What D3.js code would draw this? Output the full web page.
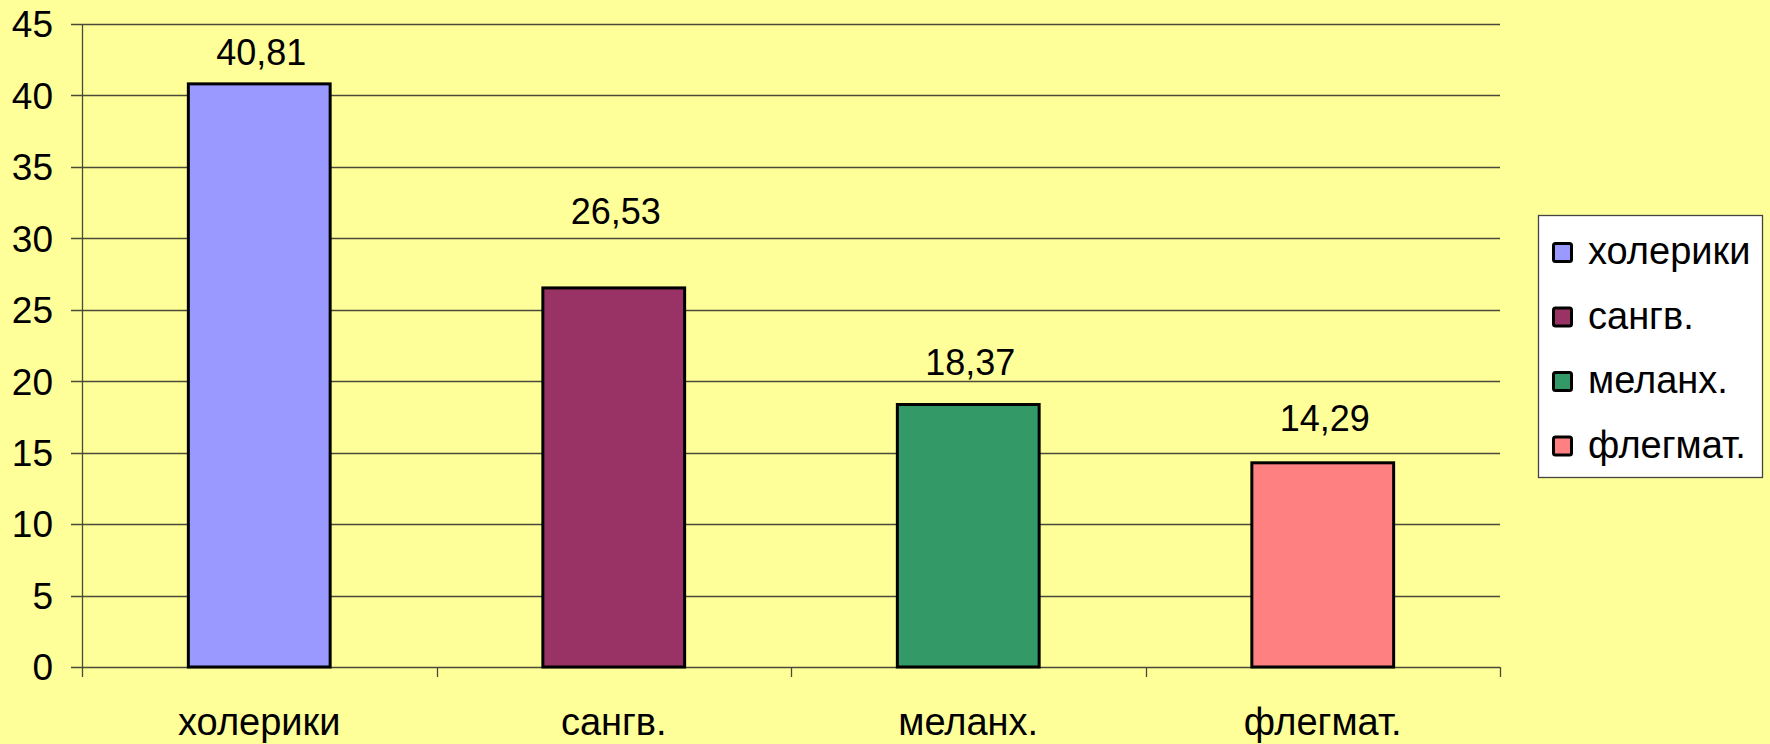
<!DOCTYPE html>
<html>
<head>
<meta charset="utf-8">
<script src="https://cdn.jsdelivr.net/npm/d3@7"></script>
<style>
  body { margin: 0; background: #ffff99; }
  svg { display: block; font-family: "Liberation Sans", Arial, sans-serif; }
</style>
</head>
<body>
<div id="chart"></div>
<script>
const categories = ["холерики", "сангв.", "меланх.", "флегмат."];
const values = [40.81, 26.53, 18.37, 14.29];
const valueLabels = ["40,81", "26,53", "18,37", "14,29"];
const colors = ["#9999ff", "#993366", "#339966", "#ff8080"];
const yTicks = [0, 5, 10, 15, 20, 25, 30, 35, 40, 45];

// layout: distance from bar top to label baseline (labels were hand-placed in the original)
const labelGap = [19, 64, 30, 32];

const width = 1770;
const height = 744;
const plotLeft = 82, plotRight = 1500, plotTop = 24, plotBottom = 667;

const svg = d3.select("#chart")
  .append("svg")
  .attr("width", width)
  .attr("height", height);

svg.append("rect").attr("width", width).attr("height", height).attr("fill", "#ffff99");

const x = d3.scaleBand().domain(categories).range([plotLeft, plotRight]).paddingInner(0.6).paddingOuter(0.3);
const y = d3.scaleLinear().domain([0, 45]).range([plotBottom, plotTop]);

// gridlines
svg.append("g")
  .selectAll("line")
  .data(yTicks)
  .join("line")
  .attr("x1", plotLeft - 11)
  .attr("x2", plotRight)
  .attr("y1", d => Math.round(y(d)) + 0.5)
  .attr("y2", d => Math.round(y(d)) + 0.5)
  .attr("stroke", "#4a4a3a")
  .attr("stroke-width", 1.3);

// y axis line
svg.append("line")
  .attr("x1", plotLeft + 0.5).attr("x2", plotLeft + 0.5)
  .attr("y1", plotTop).attr("y2", plotBottom + 10)
  .attr("stroke", "#4a4a3a").attr("stroke-width", 1.3);

// x category ticks at band boundaries
const step = (plotRight - plotLeft) / categories.length;
svg.append("g")
  .selectAll("line")
  .data(d3.range(1, categories.length + 1))
  .join("line")
  .attr("x1", i => Math.round(plotLeft + i * step) + 0.5)
  .attr("x2", i => Math.round(plotLeft + i * step) + 0.5)
  .attr("y1", plotBottom)
  .attr("y2", plotBottom + 10)
  .attr("stroke", "#4a4a3a").attr("stroke-width", 1.3);

// y tick labels
svg.append("g")
  .selectAll("text")
  .data(yTicks)
  .join("text")
  .attr("x", 53)
  .attr("y", d => y(d))
  .attr("dy", "0.36em")
  .attr("text-anchor", "end")
  .attr("font-size", 37)
  .text(d => d);

// bars
svg.append("g")
  .selectAll("rect")
  .data(values)
  .join("rect")
  .attr("x", (d, i) => x(categories[i]))
  .attr("y", d => y(d))
  .attr("width", x.bandwidth())
  .attr("height", d => y(0) - y(d))
  .attr("fill", (d, i) => colors[i])
  .attr("stroke", "#000")
  .attr("stroke-width", 3);

// value labels
svg.append("g")
  .selectAll("text")
  .data(values)
  .join("text")
  .attr("x", (d, i) => x(categories[i]) + x.bandwidth() / 2 + 2)
  .attr("y", (d, i) => y(d) - labelGap[i])
  .attr("text-anchor", "middle")
  .attr("font-size", 36)
  .text((d, i) => valueLabels[i]);

// category labels
svg.append("g")
  .selectAll("text")
  .data(categories)
  .join("text")
  .attr("x", d => x(d) + x.bandwidth() / 2)
  .attr("y", 735)
  .attr("text-anchor", "middle")
  .attr("font-size", 38)
  .text(d => d);

// legend
const legend = svg.append("g");
legend.append("rect")
  .attr("x", 1538.5).attr("y", 215.5)
  .attr("width", 224).attr("height", 262)
  .attr("fill", "#fff").attr("stroke", "#444").attr("stroke-width", 1.3);

const item = legend.selectAll("g.item")
  .data(categories)
  .join("g")
  .attr("class", "item")
  .attr("transform", (d, i) => `translate(1552, ${253 + i * 64.5})`);

item.append("rect")
  .attr("x", 1.5).attr("y", -9.5)
  .attr("width", 18).attr("height", 18)
  .attr("rx", 2)
  .attr("fill", (d, i) => colors[i])
  .attr("stroke", "#000").attr("stroke-width", 3);

item.append("text")
  .attr("x", 36)
  .attr("y", 0)
  .attr("dy", "0.3em")
  .attr("font-size", 38)
  .text(d => d);
</script>
</body>
</html>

__________

#### [Exercise objective]
Every line above should be returned exactly; the pictures stay out.

#### [Result]
What D3.js code would draw this? Output the full web page.
<!DOCTYPE html>
<html>
<head>
<meta charset="utf-8">
<script src="https://cdn.jsdelivr.net/npm/d3@7"></script>
<style>
  body { margin: 0; background: #ffff99; }
  svg { display: block; font-family: "Liberation Sans", Arial, sans-serif; }
</style>
</head>
<body>
<div id="chart"></div>
<script>
const categories = ["холерики", "сангв.", "меланх.", "флегмат."];
const values = [40.81, 26.53, 18.37, 14.29];
const valueLabels = ["40,81", "26,53", "18,37", "14,29"];
const colors = ["#9999ff", "#993366", "#339966", "#ff8080"];
const yTicks = [0, 5, 10, 15, 20, 25, 30, 35, 40, 45];

// layout: distance from bar top to label baseline (labels were hand-placed in the original)
const labelGap = [19, 64, 30, 32];

const width = 1770;
const height = 744;
const plotLeft = 82, plotRight = 1500, plotTop = 24, plotBottom = 667;

const svg = d3.select("#chart")
  .append("svg")
  .attr("width", width)
  .attr("height", height);

svg.append("rect").attr("width", width).attr("height", height).attr("fill", "#ffff99");

const x = d3.scaleBand().domain(categories).range([plotLeft, plotRight]).paddingInner(0.6).paddingOuter(0.3);
const y = d3.scaleLinear().domain([0, 45]).range([plotBottom, plotTop]);

// gridlines
svg.append("g")
  .selectAll("line")
  .data(yTicks)
  .join("line")
  .attr("x1", plotLeft - 11)
  .attr("x2", plotRight)
  .attr("y1", d => Math.round(y(d)) + 0.5)
  .attr("y2", d => Math.round(y(d)) + 0.5)
  .attr("stroke", "#4a4a3a")
  .attr("stroke-width", 1.3);

// y axis line
svg.append("line")
  .attr("x1", plotLeft + 0.5).attr("x2", plotLeft + 0.5)
  .attr("y1", plotTop).attr("y2", plotBottom + 10)
  .attr("stroke", "#4a4a3a").attr("stroke-width", 1.3);

// x category ticks at band boundaries
const step = (plotRight - plotLeft) / categories.length;
svg.append("g")
  .selectAll("line")
  .data(d3.range(1, categories.length + 1))
  .join("line")
  .attr("x1", i => Math.round(plotLeft + i * step) + 0.5)
  .attr("x2", i => Math.round(plotLeft + i * step) + 0.5)
  .attr("y1", plotBottom)
  .attr("y2", plotBottom + 10)
  .attr("stroke", "#4a4a3a").attr("stroke-width", 1.3);

// y tick labels
svg.append("g")
  .selectAll("text")
  .data(yTicks)
  .join("text")
  .attr("x", 53)
  .attr("y", d => y(d))
  .attr("dy", "0.36em")
  .attr("text-anchor", "end")
  .attr("font-size", 37)
  .text(d => d);

// bars
svg.append("g")
  .selectAll("rect")
  .data(values)
  .join("rect")
  .attr("x", (d, i) => x(categories[i]))
  .attr("y", d => y(d))
  .attr("width", x.bandwidth())
  .attr("height", d => y(0) - y(d))
  .attr("fill", (d, i) => colors[i])
  .attr("stroke", "#000")
  .attr("stroke-width", 3);

// value labels
svg.append("g")
  .selectAll("text")
  .data(values)
  .join("text")
  .attr("x", (d, i) => x(categories[i]) + x.bandwidth() / 2 + 2)
  .attr("y", (d, i) => y(d) - labelGap[i])
  .attr("text-anchor", "middle")
  .attr("font-size", 36)
  .text((d, i) => valueLabels[i]);

// category labels
svg.append("g")
  .selectAll("text")
  .data(categories)
  .join("text")
  .attr("x", d => x(d) + x.bandwidth() / 2)
  .attr("y", 735)
  .attr("text-anchor", "middle")
  .attr("font-size", 38)
  .text(d => d);

// legend
const legend = svg.append("g");
legend.append("rect")
  .attr("x", 1538.5).attr("y", 215.5)
  .attr("width", 224).attr("height", 262)
  .attr("fill", "#fff").attr("stroke", "#444").attr("stroke-width", 1.3);

const item = legend.selectAll("g.item")
  .data(categories)
  .join("g")
  .attr("class", "item")
  .attr("transform", (d, i) => `translate(1552, ${253 + i * 64.5})`);

item.append("rect")
  .attr("x", 1.5).attr("y", -9.5)
  .attr("width", 18).attr("height", 18)
  .attr("rx", 2)
  .attr("fill", (d, i) => colors[i])
  .attr("stroke", "#000").attr("stroke-width", 3);

item.append("text")
  .attr("x", 36)
  .attr("y", 0)
  .attr("dy", "0.3em")
  .attr("font-size", 38)
  .text(d => d);
</script>
</body>
</html>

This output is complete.